I hated being asked again and again about what happened. I often locked myself up in my room, refusing to talk most of the time. And I hated myself for putting the entire burden on my mother. She’d recall and retell the events to concerned friends and relatives without breaking a sweat but breaking to tears every damn time.
I used the encouragement as an iron plaster all over my heart to prevent it from any external forces and to put the self-blame in deep slumber. A self-defense mechanism primarily against myself—so I could still exist pretending I’ve forgotten my self-hatred—and from others so they can’t pry too deep into my matters. My friends, siblings, and relatives could use their time for things better than my inner troubles.
Even so, many people reached out to me. I chose who to talk and open up to, and I still do. But I appreciated every hand that tried to pull me out of that darkness. Without everyone, I’d probably seen worse. I could’ve taken my own life.
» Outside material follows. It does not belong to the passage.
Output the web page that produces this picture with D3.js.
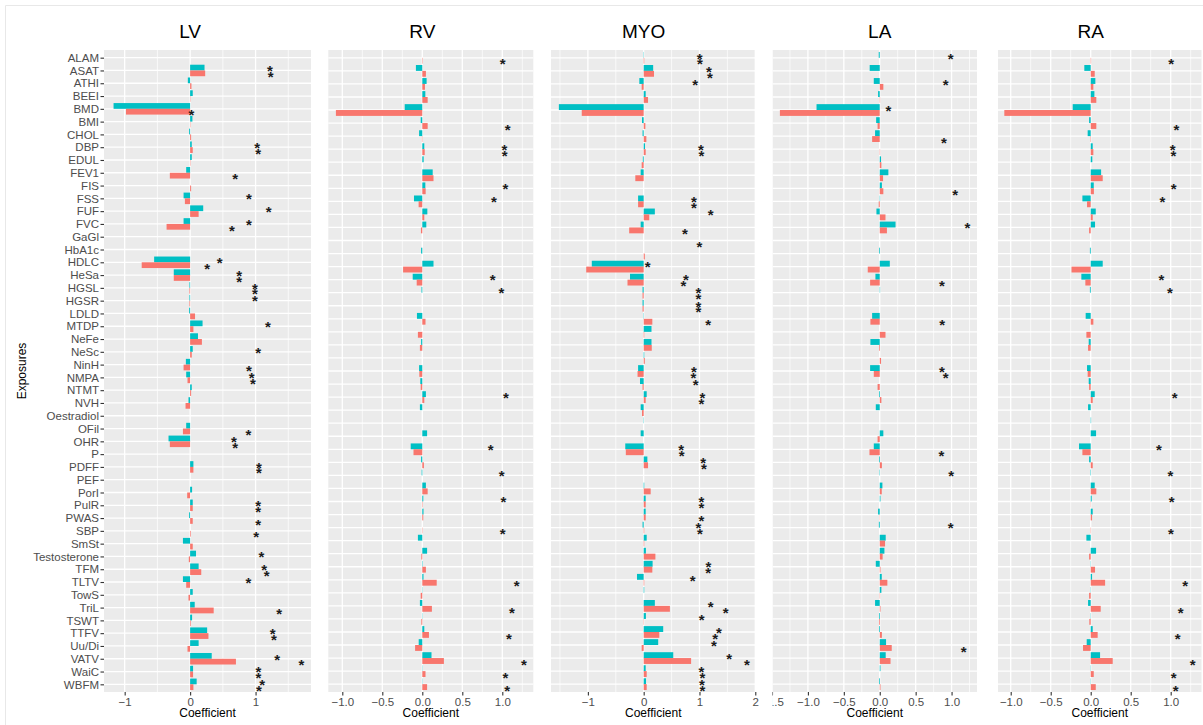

A day before my birthday, the 4th, will still probably remind me of that eventful day and the days that followed. Moreover, the battle is not yet over. I still haven’t fully forgiven myself, but I’m getting there. My mother is still sad over my dad’s departure but she doesn’t cry that much anymore. We’re moving on.
And I’m sure that the mask on my heart has softened a bit. The tears I couldn’t shed floods well in my chest, weakening the plaster.